One of the most satisfying parts of watching is that over the weeks, as the “home cooks” (as the program calls them) gain in skill, they make accompanying gains in humility. Confidence dips and then rises in a more direct proportion to reality. But you get to see each contestant realize how much he or she doesn’t know–and you get to see how this recognition helps them become better cooks. They get better at drawing on their strengths, and the risks they take become, overall, more meaningful. They come not out of jealousy, overconfidence or panic, but out of knowledge. This is a sign of creative growth. As you see how much more you have to learn, your ambitions get much more specific, much more informed.
Suzy has never been my favorite contestant, but she’s become more interesting as she’s recognized her own limitations. I cheered for her last week when she produced the best plate of venison despite never having cooked that meat before. I’d love to hear her explain how she figured that one out–what combination of intellect, instinct, knowledge, and nerve brought her through. Her plate was gorgeous–well, she’s a neural engineer, and I’m not surprised that she could replicate the plating. But something really came together for her with that plate. Even though the challenge was to reproduce Gordon’s dish exactly, I think Suzy figured out something about who she is as a cook, how to get the best out of herself.

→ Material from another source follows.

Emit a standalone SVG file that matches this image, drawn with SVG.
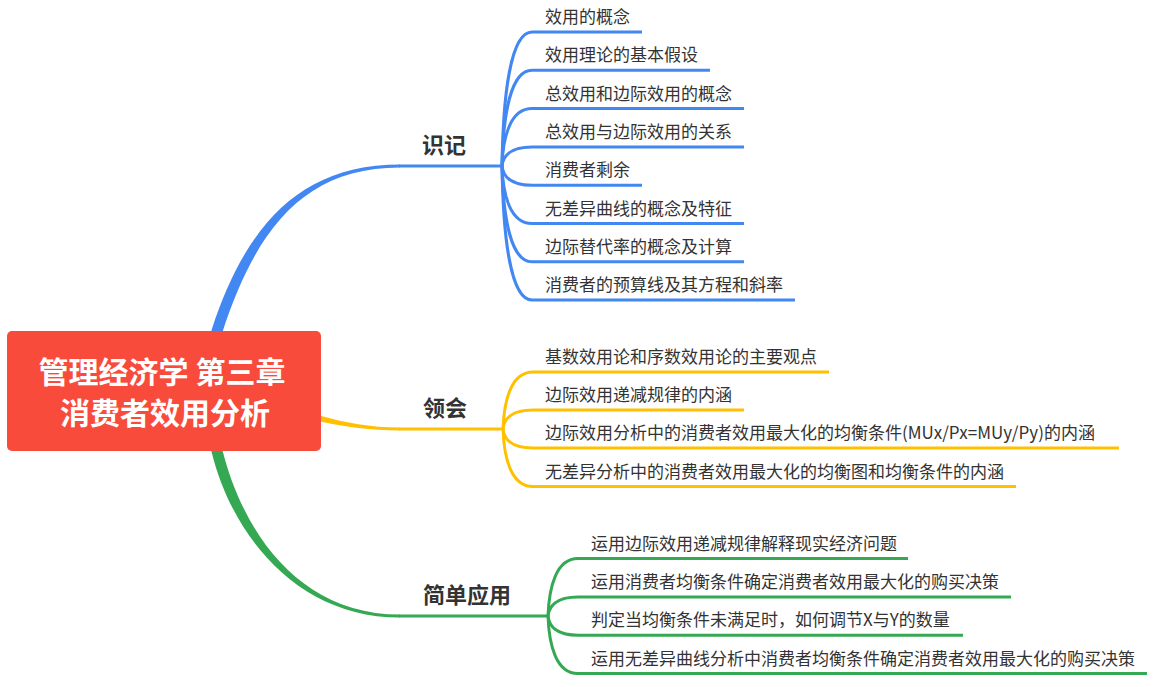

Another effect of the contestants’ growth is that the farewells also get more richly emotional and nuanced. You feel that the ones walking away have been changed by the experience, and not just because they say so. They know something more about who they are, what thrills them about cooking. They have affirmed publicly, and at risk of embarrassment on TV, how much it matters to them. Maybe this is naïve of me, but I would like to think that when they gasp, “This experience has changed my life,” they’re not really talking about being watched by millions on TV, but about the recentering of their lives around this thing that matters so much to them. I’m not much of a cook, as my family and friends can attest, but I know about recentering yourself around the thing you have to do, and what a scary and impractical and altogether wonderful experience it can be.
I’ll be sad when this show is over.
So easy to see the parallels to a writing workshop, or even just writing in general: finishing a novel, working out the kinks in a short story, struggling over a poem that has a mulish-head of its own.
Or a conference, eh? “recentering their lives around this thing that matters so much to them.”
Hi, Lakin,
Yes, I think the transition from above-average dabbler to committed practitioner is probably quite similar in all creative fields, and I suspect it usually comes with a dip in confidence and/or performance–a failure of some kind. Some people give up; other people ride out the drop and go on.